二重星AB
出典: フリー百科事典『ウィキペディア(Wikipedia)』 (2022/03/02 07:09 UTC 版)
肉眼で見ると、はくちょう座β星は単一の星のように見える。しかし、望遠鏡で見ると、二重星であることがすぐに分かる。3等星のβ1星(β星A)は金色に見え、5等星のβ2星(β星B)は青色に見える。地球から見ると、2つの星は約35秒(わずかに広がりつつある)離れて色がはっきり異なり、天球上で最もコントラストの鮮やかな二重星の1つである(その美しさのため「北天の宝石」とも呼ばれ、宮沢賢治は「銀河鉄道の夜」でこの2つの星を、輪になって回るサファイアとトパーズになぞらえている)。 A星系とB星が、見かけ上の二重星なのか、真の連星系なのかは長年議論の対象となってきた。ヒッパルコス衛星の観測結果によれば、2つの星の固有運動は、方向こそ一致しているものの、値は誤差の範囲を超える約3倍ほどの差があった。

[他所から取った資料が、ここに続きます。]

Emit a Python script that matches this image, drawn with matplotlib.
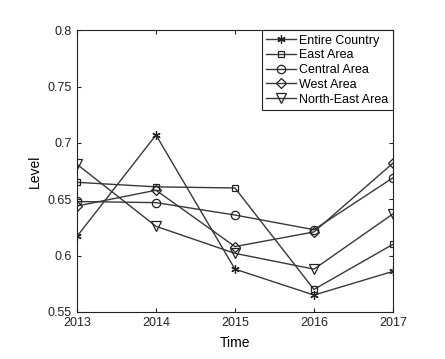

そのため、はくちょう座β星が連星系であれば、約10万年の周期で公転しており、約6千億km(太陽と海王星の距離の約130倍)以上離れていると考えられた。2018年、ガイアの観測データ「Gaia Data Release 2(DR2)」に基づき、固有運動の大きさと向きがそれぞれ大きく異なることから見かけ上の二重星であるとする説が発表された。